THE REQUEST: Output the data word for word, dropping every image.

AVAILABLE DATA:
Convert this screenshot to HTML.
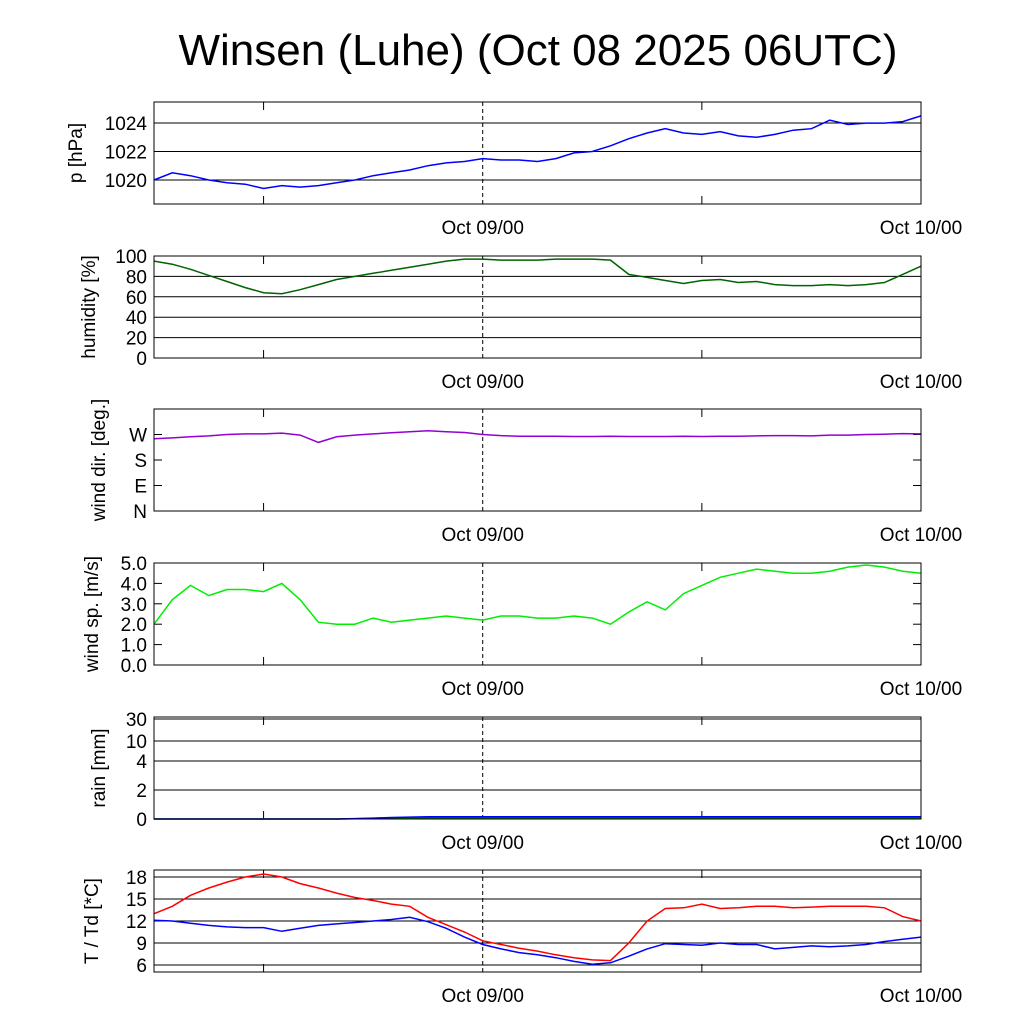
<!DOCTYPE html>
<html><head><meta charset="utf-8">
<style>
body{margin:0;background:#fff;}
svg{display:block;font-family:"Liberation Sans",sans-serif;}
</style></head>
<body>
<svg id="chart" width="1024" height="1024" viewBox="0 0 1024 1024">
<text x="538" y="65" font-size="44" text-anchor="middle">Winsen (Luhe) (Oct 08 2025 06UTC)</text>
</svg>
<script>
const hours = [0,1,2,3,4,5,6,7,8,9,10,11,12,13,14,15,16,17,18,19,20,21,22,23,24,25,26,27,28,29,30,31,32,33,34,35,36,37,38,39,40,41,42];
const pressure = [1020,1020.5,1020.3,1020,1019.8,1019.7,1019.4,1019.6,1019.5,1019.6,1019.8,1020,1020.3,1020.5,1020.7,1021,1021.2,1021.3,1021.5,1021.4,1021.4,1021.3,1021.5,1021.9,1022,1022.4,1022.9,1023.3,1023.6,1023.3,1023.2,1023.4,1023.1,1023.0,1023.2,1023.5,1023.6,1024.2,1023.9,1024,1024,1024.1,1024.5];
const humidity = [95,92,87,81,75,69,64,63,67,72,77,80,83,86,89,92,95,97,97,96,96,96,97,97,97,96,82,79,76,73,76,77,74,75,72,71,71,72,71,72,74,82,90];
const windDir = [255,258,262,265,270,272,272,275,268,242,262,268,272,276,280,283,280,277,270,266,264,264,264,263,263,264,263,263,263,264,263,264,264,265,266,266,265,268,268,270,271,273,272];
const windSpeed = [2.0,3.2,3.9,3.4,3.7,3.7,3.6,4.0,3.2,2.1,2.0,2.0,2.3,2.1,2.2,2.3,2.4,2.3,2.2,2.4,2.4,2.3,2.3,2.4,2.3,2.0,2.6,3.1,2.7,3.5,3.9,4.3,4.5,4.7,4.6,4.5,4.5,4.6,4.8,4.9,4.8,4.6,4.5];
const rainA = [0,0,0,0,0,0,0,0,0,0,0,0.03,0.06,0.1,0.13,0.15,0.15,0.15,0.15,0.15,0.15,0.15,0.15,0.15,0.15,0.15,0.15,0.15,0.15,0.15,0.15,0.15,0.15,0.15,0.15,0.15,0.15,0.15,0.15,0.15,0.15,0.15,0.15];
const rainB = [0,0,0,0,0,0,0,0,0,0,0,0.02,0.04,0.06,0.08,0.08,0.08,0.08,0.08,0.08,0.08,0.08,0.08,0.08,0.08,0.08,0.08,0.08,0.08,0.08,0.08,0.08,0.08,0.08,0.08,0.08,0.08,0.08,0.08,0.08,0.08,0.08,0.08];
const temp = [13,14,15.5,16.5,17.3,18,18.4,18,17.1,16.5,15.8,15.2,14.8,14.3,14,12.5,11.5,10.5,9.3,8.8,8.3,7.9,7.4,7,6.7,6.6,9,12,13.7,13.8,14.3,13.7,13.8,14,14,13.8,13.9,14,14,14,13.8,12.6,12];
const dew = [12.1,12,11.7,11.4,11.2,11.1,11.1,10.6,11,11.4,11.6,11.8,12,12.2,12.5,11.9,11,9.8,8.8,8.2,7.7,7.4,7,6.5,6.1,6.3,7.2,8.2,8.9,8.8,8.7,9,8.8,8.8,8.2,8.4,8.6,8.5,8.6,8.8,9.2,9.5,9.8];
const pTicks = [1020,1022,1024];
const hTicks = [0,20,40,60,80,100];
const dTicks = ["N","E","S","W"];
const sTicks = ["0.0","1.0","2.0","3.0","4.0","5.0"];
const rTicks = ["0","2","4","10","30"];
const tTicks = [6,9,12,15,18];

const NS="http://www.w3.org/2000/svg";
const svg=document.getElementById('chart');
const X0=154,X1=921;
const xs=h=>X0+(h/42)*(X1-X0);
function el(tag,attrs,parent){const e=document.createElementNS(NS,tag);for(const k in attrs)e.setAttribute(k,attrs[k]);(parent||svg).appendChild(e);return e;}

function panel(name,top,bot,label,lx,yfn,ticks,tickVals,grid,series){
  const g=el('g',{});
  
  
  ticks.forEach((t,i)=>{
    const y=yfn(tickVals[i]);
    if(grid){const l=el('line',{x1:X0,x2:X1,y1:y,y2:y,stroke:'#000','stroke-width':1},g);
      
      }
    else{el('line',{x1:X0,x2:X0+8,y1:y,y2:y,stroke:'#000'},g);el('line',{x1:X1-8,x2:X1,y1:y,y2:y,stroke:'#000'},g);}
    const t2=el('text',{x:X0-7,y:y+7,'font-size':19,'text-anchor':'end'},g);
    t2.textContent=t;
    
    
  });
  [6,30].forEach(h=>{el('line',{x1:xs(h),x2:xs(h),y1:bot,y2:bot-8,stroke:'#000'},g);el('line',{x1:xs(h),x2:xs(h),y1:top,y2:top+8,stroke:'#000'},g);});
  const dl=el('line',{x1:xs(18),x2:xs(18),y1:top,y2:bot,stroke:'#000','stroke-dasharray':'4,3'},g);
  
  
  series.forEach(s=>{
    const pts=s.data.map((v,i)=>xs(hours[i]).toFixed(1)+','+yfn(v).toFixed(1)).join(' ');
    const p=el('polyline',{points:pts,fill:'none',stroke:s.color,'stroke-width':1.5},g);
    
    
  });
  const fr=el('rect',{x:X0,y:top,width:X1-X0,height:bot-top,fill:'none',stroke:'#000','stroke-width':1},g);
  
  
  const cy=(top+bot)/2;
  const yl=el('text',{x:0,y:0,'font-size':19,'text-anchor':'middle',transform:`translate(${lx},${cy}) rotate(-90)`},g);
  yl.textContent=label;
  
  
  [[18,'Oct 09/00'],[42,'Oct 10/00']].forEach(([h,s])=>{
    const t=el('text',{x:xs(h),y:bot+30,'font-size':19,'text-anchor':'middle'},g);
    t.textContent=s;
    
    
  });
}
const lin=(top,bot,v0,v1)=>v=>bot-(v-v0)/(v1-v0)*(bot-top);
panel('pressure',102,204,'p [hPa]',82,lin(102,204,1018.31,1025.48),pTicks,pTicks,true,[{name:'pressure-line',data:pressure,color:'#0000ff'}]);
panel('humidity',256,358,'humidity [%]',95,lin(256,358,0,100),hTicks,hTicks,true,[{name:'humidity-line',data:humidity,color:'#006400'}]);
panel('wind-direction',409,511,'wind dir. [deg.]',105,lin(409,511,0,360),dTicks,[0,90,180,270],false,[{name:'wind-direction-line',data:windDir,color:'#9400d3'}]);
panel('wind-speed',563,665,'wind sp. [m/s]',98,lin(563,665,0,5),sTicks,[0,1,2,3,4,5],false,[{name:'wind-speed-line',data:windSpeed,color:'#00ee00'}]);
const rainY=v=>{const k=[0,2,4,10,30],p=[819,790,761,741,719];for(let i=0;i<4;i++){if(v<=k[i+1])return p[i]+(v-k[i])/(k[i+1]-k[i])*(p[i+1]-p[i]);}return 719;};
panel('rain',717,819,'rain [mm]',105,rainY,rTicks,[0,2,4,10,30],true,[{name:'rain-green-line',data:rainB,color:'#008000'},{name:'rain-blue-line',data:rainA,color:'#0000ff'}]);
panel('temperature',870,972,'T / Td [*C]',98,lin(870,972,5.05,18.95),tTicks,tTicks,true,[{name:'dewpoint-line',data:dew,color:'#0000ff'},{name:'temperature-line',data:temp,color:'#ff0000'}]);
</script>
</body></html>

WRITTEN RESPONSE:
Convert this screenshot to HTML.
<!DOCTYPE html>
<html><head><meta charset="utf-8">
<style>
body{margin:0;background:#fff;}
svg{display:block;font-family:"Liberation Sans",sans-serif;}
</style></head>
<body>
<svg id="chart" width="1024" height="1024" viewBox="0 0 1024 1024">
<text x="538" y="65" font-size="44" text-anchor="middle">Winsen (Luhe) (Oct 08 2025 06UTC)</text>
</svg>
<script>
const hours = [0,1,2,3,4,5,6,7,8,9,10,11,12,13,14,15,16,17,18,19,20,21,22,23,24,25,26,27,28,29,30,31,32,33,34,35,36,37,38,39,40,41,42];
const pressure = [1020,1020.5,1020.3,1020,1019.8,1019.7,1019.4,1019.6,1019.5,1019.6,1019.8,1020,1020.3,1020.5,1020.7,1021,1021.2,1021.3,1021.5,1021.4,1021.4,1021.3,1021.5,1021.9,1022,1022.4,1022.9,1023.3,1023.6,1023.3,1023.2,1023.4,1023.1,1023.0,1023.2,1023.5,1023.6,1024.2,1023.9,1024,1024,1024.1,1024.5];
const humidity = [95,92,87,81,75,69,64,63,67,72,77,80,83,86,89,92,95,97,97,96,96,96,97,97,97,96,82,79,76,73,76,77,74,75,72,71,71,72,71,72,74,82,90];
const windDir = [255,258,262,265,270,272,272,275,268,242,262,268,272,276,280,283,280,277,270,266,264,264,264,263,263,264,263,263,263,264,263,264,264,265,266,266,265,268,268,270,271,273,272];
const windSpeed = [2.0,3.2,3.9,3.4,3.7,3.7,3.6,4.0,3.2,2.1,2.0,2.0,2.3,2.1,2.2,2.3,2.4,2.3,2.2,2.4,2.4,2.3,2.3,2.4,2.3,2.0,2.6,3.1,2.7,3.5,3.9,4.3,4.5,4.7,4.6,4.5,4.5,4.6,4.8,4.9,4.8,4.6,4.5];
const rainA = [0,0,0,0,0,0,0,0,0,0,0,0.03,0.06,0.1,0.13,0.15,0.15,0.15,0.15,0.15,0.15,0.15,0.15,0.15,0.15,0.15,0.15,0.15,0.15,0.15,0.15,0.15,0.15,0.15,0.15,0.15,0.15,0.15,0.15,0.15,0.15,0.15,0.15];
const rainB = [0,0,0,0,0,0,0,0,0,0,0,0.02,0.04,0.06,0.08,0.08,0.08,0.08,0.08,0.08,0.08,0.08,0.08,0.08,0.08,0.08,0.08,0.08,0.08,0.08,0.08,0.08,0.08,0.08,0.08,0.08,0.08,0.08,0.08,0.08,0.08,0.08,0.08];
const temp = [13,14,15.5,16.5,17.3,18,18.4,18,17.1,16.5,15.8,15.2,14.8,14.3,14,12.5,11.5,10.5,9.3,8.8,8.3,7.9,7.4,7,6.7,6.6,9,12,13.7,13.8,14.3,13.7,13.8,14,14,13.8,13.9,14,14,14,13.8,12.6,12];
const dew = [12.1,12,11.7,11.4,11.2,11.1,11.1,10.6,11,11.4,11.6,11.8,12,12.2,12.5,11.9,11,9.8,8.8,8.2,7.7,7.4,7,6.5,6.1,6.3,7.2,8.2,8.9,8.8,8.7,9,8.8,8.8,8.2,8.4,8.6,8.5,8.6,8.8,9.2,9.5,9.8];
const pTicks = [1020,1022,1024];
const hTicks = [0,20,40,60,80,100];
const dTicks = ["N","E","S","W"];
const sTicks = ["0.0","1.0","2.0","3.0","4.0","5.0"];
const rTicks = ["0","2","4","10","30"];
const tTicks = [6,9,12,15,18];

const NS="http://www.w3.org/2000/svg";
const svg=document.getElementById('chart');
const X0=154,X1=921;
const xs=h=>X0+(h/42)*(X1-X0);
function el(tag,attrs,parent){const e=document.createElementNS(NS,tag);for(const k in attrs)e.setAttribute(k,attrs[k]);(parent||svg).appendChild(e);return e;}

function panel(name,top,bot,label,lx,yfn,ticks,tickVals,grid,series){
  const g=el('g',{});
  
  
  ticks.forEach((t,i)=>{
    const y=yfn(tickVals[i]);
    if(grid){const l=el('line',{x1:X0,x2:X1,y1:y,y2:y,stroke:'#000','stroke-width':1},g);
      
      }
    else{el('line',{x1:X0,x2:X0+8,y1:y,y2:y,stroke:'#000'},g);el('line',{x1:X1-8,x2:X1,y1:y,y2:y,stroke:'#000'},g);}
    const t2=el('text',{x:X0-7,y:y+7,'font-size':19,'text-anchor':'end'},g);
    t2.textContent=t;
    
    
  });
  [6,30].forEach(h=>{el('line',{x1:xs(h),x2:xs(h),y1:bot,y2:bot-8,stroke:'#000'},g);el('line',{x1:xs(h),x2:xs(h),y1:top,y2:top+8,stroke:'#000'},g);});
  const dl=el('line',{x1:xs(18),x2:xs(18),y1:top,y2:bot,stroke:'#000','stroke-dasharray':'4,3'},g);
  
  
  series.forEach(s=>{
    const pts=s.data.map((v,i)=>xs(hours[i]).toFixed(1)+','+yfn(v).toFixed(1)).join(' ');
    const p=el('polyline',{points:pts,fill:'none',stroke:s.color,'stroke-width':1.5},g);
    
    
  });
  const fr=el('rect',{x:X0,y:top,width:X1-X0,height:bot-top,fill:'none',stroke:'#000','stroke-width':1},g);
  
  
  const cy=(top+bot)/2;
  const yl=el('text',{x:0,y:0,'font-size':19,'text-anchor':'middle',transform:`translate(${lx},${cy}) rotate(-90)`},g);
  yl.textContent=label;
  
  
  [[18,'Oct 09/00'],[42,'Oct 10/00']].forEach(([h,s])=>{
    const t=el('text',{x:xs(h),y:bot+30,'font-size':19,'text-anchor':'middle'},g);
    t.textContent=s;
    
    
  });
}
const lin=(top,bot,v0,v1)=>v=>bot-(v-v0)/(v1-v0)*(bot-top);
panel('pressure',102,204,'p [hPa]',82,lin(102,204,1018.31,1025.48),pTicks,pTicks,true,[{name:'pressure-line',data:pressure,color:'#0000ff'}]);
panel('humidity',256,358,'humidity [%]',95,lin(256,358,0,100),hTicks,hTicks,true,[{name:'humidity-line',data:humidity,color:'#006400'}]);
panel('wind-direction',409,511,'wind dir. [deg.]',105,lin(409,511,0,360),dTicks,[0,90,180,270],false,[{name:'wind-direction-line',data:windDir,color:'#9400d3'}]);
panel('wind-speed',563,665,'wind sp. [m/s]',98,lin(563,665,0,5),sTicks,[0,1,2,3,4,5],false,[{name:'wind-speed-line',data:windSpeed,color:'#00ee00'}]);
const rainY=v=>{const k=[0,2,4,10,30],p=[819,790,761,741,719];for(let i=0;i<4;i++){if(v<=k[i+1])return p[i]+(v-k[i])/(k[i+1]-k[i])*(p[i+1]-p[i]);}return 719;};
panel('rain',717,819,'rain [mm]',105,rainY,rTicks,[0,2,4,10,30],true,[{name:'rain-green-line',data:rainB,color:'#008000'},{name:'rain-blue-line',data:rainA,color:'#0000ff'}]);
panel('temperature',870,972,'T / Td [*C]',98,lin(870,972,5.05,18.95),tTicks,tTicks,true,[{name:'dewpoint-line',data:dew,color:'#0000ff'},{name:'temperature-line',data:temp,color:'#ff0000'}]);
</script>
</body></html>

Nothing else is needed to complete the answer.